L'arrivée sur Chedde a un petit goût de pic de pollution et de fournaise. J'effectue un dernier plein dans un bar avec 2 cocas, 2 iceteas et 2 bouteilles d'eau.
Je pars en direction du Fayet et de Saint-Gervais. La montée est pénible car chaude et truffée de cars, voitures etc...
La jonction de Saint-Gervais à Megève se fait bien. Arrivé à Praz sur Arly je commence à y croire. La crainte d'une crampe ou d'un problème mécanique demeure mais la probabilité chute.
Je suis bien dans la dernière montée. J'évite de m'emballer par ultime méfiance. Quand je vois le panneau indiquant Les Saisies 4 km je me dis que sauf météorite, ça devrait le faire.
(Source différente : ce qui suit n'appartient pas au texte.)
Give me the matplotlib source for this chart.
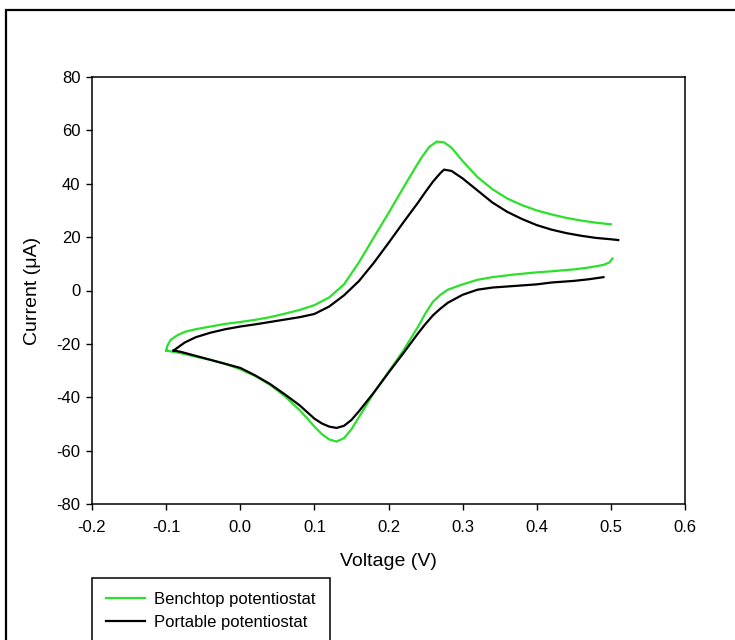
import matplotlib.pyplot as plt
import matplotlib.patches as patches
import numpy as np

# Cyclic voltammograms, benchtop vs portable potentiostat
# forward (oxidation) and reverse (reduction) sweeps kept separate

BENCH_FWD_V = [-0.100, -0.098, -0.094, -0.085, -0.075, -0.060, -0.040, -0.020, 0.000, 0.020,
               0.040, 0.060, 0.080, 0.100, 0.120, 0.140, 0.160, 0.180, 0.200, 0.220,
               0.235, 0.245, 0.255, 0.265, 0.275, 0.285, 0.300, 0.320, 0.340, 0.360,
               0.380, 0.400, 0.420, 0.440, 0.460, 0.480, 0.500]
BENCH_FWD_I = [-22.5, -20.5, -18.5, -16.8, -15.5, -14.5, -13.5, -12.5, -11.8, -11.0,
               -10.0, -8.7, -7.3, -5.5, -2.6, 2.3, 10.5, 19.8, 29.0, 38.5,
               45.5, 50.0, 53.8, 55.8, 55.5, 53.5, 48.5, 42.5, 38.0, 34.5,
               32.0, 30.0, 28.5, 27.2, 26.2, 25.4, 24.8]

BENCH_REV_V = [0.502, 0.498, 0.490, 0.470, 0.450, 0.420, 0.400, 0.370, 0.340, 0.320,
               0.300, 0.280, 0.270, 0.260, 0.250, 0.240, 0.220, 0.200, 0.180, 0.160,
               0.150, 0.140, 0.130, 0.120, 0.110, 0.100, 0.090, 0.080, 0.060, 0.040,
               0.020, 0.000, -0.020, -0.040, -0.060, -0.080, -0.100]
BENCH_REV_I = [12.0, 10.5, 9.6, 8.6, 7.9, 7.2, 6.8, 6.0, 5.0, 4.0,
               2.3, 0.3, -1.6, -4.2, -8.5, -13.5, -22.5, -30.5, -38.5, -47.5,
               -52.0, -55.3, -56.6, -55.8, -53.8, -51.0, -47.8, -44.8, -39.6, -35.3,
               -32.0, -29.5, -27.5, -26.0, -24.8, -23.5, -22.5]

PORT_FWD_V = [-0.090, -0.085, -0.075, -0.060, -0.040, -0.020, 0.000, 0.020, 0.040, 0.060,
              0.080, 0.100, 0.120, 0.140, 0.160, 0.180, 0.200, 0.220, 0.240, 0.250,
              0.260, 0.270, 0.275, 0.285, 0.300, 0.320, 0.340, 0.360, 0.380, 0.400,
              0.420, 0.440, 0.460, 0.480, 0.500, 0.510]
PORT_FWD_I = [-22.5, -21.5, -19.5, -17.5, -15.8, -14.5, -13.5, -12.7, -11.8, -10.9,
              -10.0, -8.8, -6.0, -1.8, 3.5, 10.3, 17.8, 25.5, 33.0, 37.0,
              40.8, 44.0, 45.3, 44.8, 42.0, 37.5, 33.0, 29.5, 26.8, 24.5,
              22.8, 21.5, 20.5, 19.7, 19.2, 18.9]

PORT_REV_V = [0.490, 0.470, 0.450, 0.420, 0.400, 0.370, 0.340, 0.320, 0.300, 0.280,
              0.270, 0.260, 0.250, 0.240, 0.220, 0.200, 0.180, 0.160, 0.150, 0.140,
              0.130, 0.120, 0.110, 0.100, 0.090, 0.080, 0.060, 0.040, 0.020, 0.000,
              -0.020, -0.040, -0.060, -0.080, -0.090]
PORT_REV_I = [5.0, 4.2, 3.6, 3.0, 2.3, 1.7, 1.1, 0.3, -1.6, -4.6,
              -6.8, -9.3, -12.5, -16.0, -23.5, -30.8, -38.3, -45.3, -48.5, -50.7,
              -51.5, -51.0, -49.8, -48.0, -45.5, -43.0, -38.9, -35.0, -31.8, -29.0,
              -27.5, -26.0, -24.5, -23.0, -22.5]

LABELS = ['Benchtop potentiostat', 'Portable potentiostat']
COLORS = ['#2BE02B', '#000000']

X_TICKS = np.arange(-0.2, 0.61, 0.1)
Y_TICKS = np.arange(-80, 81, 20)


def sweep(fwd_v, fwd_i, rev_v, rev_i):
    # join both sweeps, leaving a break at the switching potential
    v = np.concatenate([fwd_v, [np.nan], rev_v])
    i = np.concatenate([fwd_i, [np.nan], rev_i])
    return v, i


plt.rcParams['font.family'] = ['Liberation Sans', 'DejaVu Sans']

fig = plt.figure(figsize=(7.35, 6.4), dpi=100)
ax = fig.add_axes([92 / 735, 1 - 504 / 640, 593 / 735, 427 / 640])

v, i = sweep(BENCH_FWD_V, BENCH_FWD_I, BENCH_REV_V, BENCH_REV_I)
ax.plot(v, i, color=COLORS[0], lw=1.6, label=LABELS[0], solid_joinstyle='round')
v, i = sweep(PORT_FWD_V, PORT_FWD_I, PORT_REV_V, PORT_REV_I)
ax.plot(v, i, color=COLORS[1], lw=1.6, label=LABELS[1], solid_joinstyle='round')

ax.set_xlim(-0.2, 0.6)
ax.set_ylim(-80, 80)
ax.set_xticks(X_TICKS)
ax.set_xticklabels(['%.1f' % t for t in X_TICKS])
ax.set_yticks(Y_TICKS)
ax.set_yticklabels(['%d' % t for t in Y_TICKS])
ax.tick_params(direction='out', length=4.3, width=1, labelsize=12,
               top=False, right=False)
ax.tick_params(axis='x', pad=7)
ax.tick_params(axis='y', pad=4)
for s in ax.spines.values():
    s.set_linewidth(1.1)

ax.set_xlabel('Voltage (V)', fontsize=14, labelpad=13)
ax.set_ylabel('Current (\u03bcA)', fontsize=14, labelpad=11)

leg = ax.legend(loc='upper left', bbox_to_anchor=(92 / 735, 1 - 578 / 640),
                bbox_transform=fig.transFigure, fontsize=12, frameon=True,
                fancybox=False, framealpha=1, edgecolor='black',
                handlelength=2.3, handletextpad=0.6, borderpad=0.85,
                labelspacing=0.45, borderaxespad=0)
leg.get_frame().set_linewidth(1.1)

# outer frame around the whole figure
fig.patches.append(patches.Rectangle((6 / 735, -0.2), 1.2, 1.2 - 10 / 640,
                                     transform=fig.transFigure, fill=False,
                                     edgecolor='black', lw=1.6))

fig.savefig('out.png', dpi=100)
Peu avant 20h00 je boucle le tour, je serre le poing de satisfaction.
Voilà un "rêve de vie" réalisé...depuis le temps que j'y pense.
Le faire seul sans assistance est un défi particulier. Il faut avoir confiance en son physique et en sa mécanique. Quel que soit le point, je n'étais pas à 100% sûr 😁 mais qui peut l'être, surtout pour une première tentative.
Ce trip donne l'impression de faire un tour du monde dans la journée. J'ai tenté de profiter autant que possible du paysage, sauf dans La Forclaz...que je tiens désormais en horreur.
Mon bilan chiffré : 14h18 en tout dont 13h14 de vélo à 24,7 km/h.
Alimentation : 2 Snickers dont 1 liquéfié 😁 + 4 gels + 2 Barres + 3 petites boissons 10 cl + 2 cocas + 6 iceteas + 2 bidons remplis d'overstim avec malto + 2L de boisson à base de cachets effervescents Isostar (bidons constitués en route) + plusieurs litres d'eau au niveau des fontaines.
Vêtements : light avec seulement un petit coupe vent
Matériel : 1 mini pompe, 1 chambre à air, une capsule de gaz, 1 kit de réparation tubeless, un multi-outils Leyzine
Vélo : Scott Addict SL
Roues : Fulcrum zero competizione tubeless
Pneus : tubeless continental 5000 pour leur roulement, leur solidité mais surtout leur grip incomparable.